Gülşah GÜLKAN


GÖKÇEADA’DAN SEVGİLERLE

ŞEHİR AJANDASI


Yaz mevsiminin son haftasından selam olsun sevgili okuyucularım. Bu hafta itibariyle yaza tam manasıyla veda ediyoruz. İnanın yaz insanı olmamama rağmen bu yaz nasıl geçti gitti hiç anlamadım. Bir baktık mevsim bitti. 

Çok sevgili Ülkü Tamer’in de dizelerinde bahsettiği gibi: ‘’Ve yazın bittiği her yerde söylenir.’’

Ben de yazın son haftasına yakışır şekilde kendime güzel bir Gökçeada seyahati hediye ettim. Mevsimin bu son tatilinde neler yaptığımıza haydi gelin hep beraber bakalım.

GÖKÇEADA’DAN SEVGİLERLE

Çok yakın bir kız arkadaşımla beraber Gökçeada’ya günü birlik bir tur organize ettik. Daha önce de bahsettiğim üzere civardaki yerel seyahat firmaları bu anlamda oldukça başarılı. Biz bu kez Çorlu Travel’ı tercih ettik ama siz farklı alternatifleri de değerlendirebilirsiniz elbette.

Gece 03.30’da başlayan yolculuğumuz 07.30’da Eceabat’ta son buldu. Burada yerel bir fırından aldığımız simit ve çayla güzel bir kahvaltı yaptık ve ardından Kuzu Limanı’na 2 saat süren bir vapur yolculuğu sonunda ulaştık.

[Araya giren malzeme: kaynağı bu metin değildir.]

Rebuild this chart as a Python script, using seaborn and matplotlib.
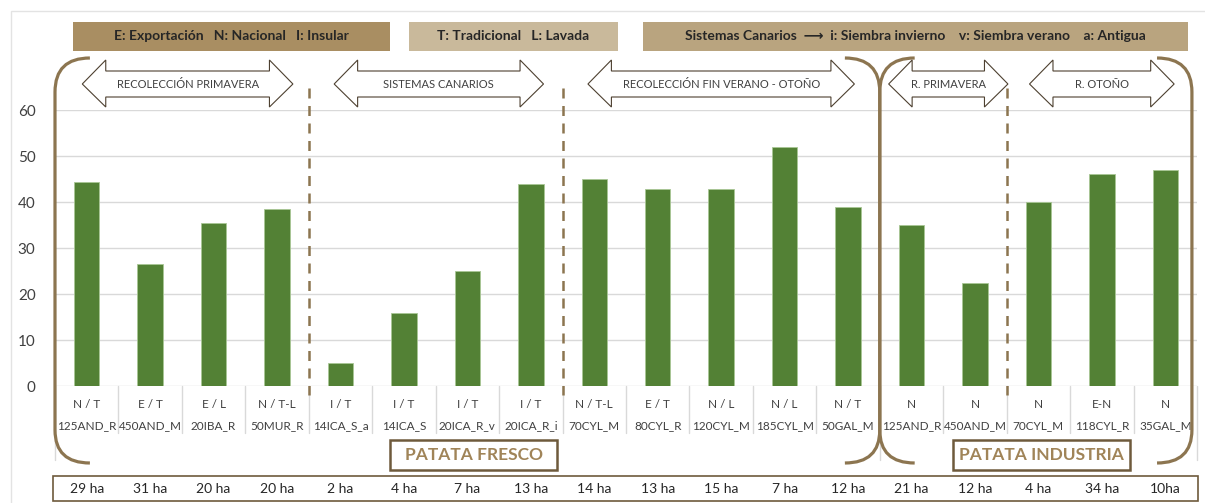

Adaya ilk ayak bastığınızda terk edilmiş bir yer duygusu uyandırıyor fakat adanın içinde ilerledikçe özellikle Rum’ların işlettiği sevimli kafeler ve rengarenk sokaklar içinizi ısıtıyor. Biz Zeytinli ve Yeni Bademli köylerini gördük, adada tarihsel anlamda pek fazla bir şey yok ama yine de var olan kiliselerin ve eski evlerin hikayelerini dinleyerek tarih bilgimizi güncellemiş olduk. Beraber gittiğim arkadaşım da Tarih Öğretmeni olduğu için benim için ayrıca keyifli bir etkinlik oldu. Kısa süren gezimizin ardından adanın meşhur damla sakızlı muhallebisinden ve dibek kahvesinden içtik. Sonrasında Çınar Restoran’da yöreye has oğlak tandır yedik. Normalde çok etçil bir insan olmamama ve eti bayılarak yememe rağmen oldukça başarılıydı. Ardından Gökçeada’ya giderek burada bir kahve molası verdik. Ada yüz ölçümü bakımından Bozcaada’yla kıyas götüremeyecek kadar büyük fakat daha bakir olduğu için Bozcaada’daki o entelektüel kitleyi burada göremiyorsunuz ama sessiz sakin bir Ege kasabasında birkaç gün geçirip kafa dinlemek isterseniz Gökçeada oldukça ideal bir yer. Çoğu mekan gündüz olduğu için henüz açılmamıştı fakat şirin Ege kasabalarının kendine has özelliklerinden olan mavi – beyaz sandalyeler, rakı-balık masaları ve seyyar takı tezgahlarına bu lokasyonda da rastlamak mümkün.

Dönmeden hemen önce bölgede oldukça popüler olan Meydani Pastanesi’ne oturduk. Tatlı ve kurabiyeleri inanılmaz lezzetli ve ucuzdu. Bir tatil yöresinde bir şeylerin hala bu kadar ucuz olmasına çok şaşırdık gerçekten. Fıstıklı trileçesi gerçekten efsane, yolunuz düşerse mutlaka deneyin derim.

Ada en çok zeytinleri, şarapları ve kurabiyeleri ile meşhur. Dolayısıyla ben de dönerken bölgenin en ünlü şaraplarından biri olan Kyria şaraptan beyaz şarap, Meydani’den bademli kurabiye ve oradaki yerel üreticilerden de yeşil zeytin ve zeytin yağı aldım. Benim için kısa günün karı oldu.

Gökçeada’ya gitmeyi düşünen okuyucularım için; bölgeyi gezebilmek için günü birlik bir tur yeterli. Fakat kalıp bu sessizliğin ve huzurun tadını çıkarmak isterseniz birkaç gün için de plan yapabilirsiniz elbette. Bir de dönüş yolunda vapurdan adanın gün batımı manzarasını kaçırmamanızı özellikle tavsiye ederim.

Bu yaz için benim tatil planlarım şimdilik bitti, fakat sonbahar mevsimi için Ediz’le sürpriz bir lokasyona şimdiden seyahat planladık. Onun detaylarını da zamanı gelince mutlaka sizlerle paylaşırım. Bir sonraki köşemde görüşmek üzere.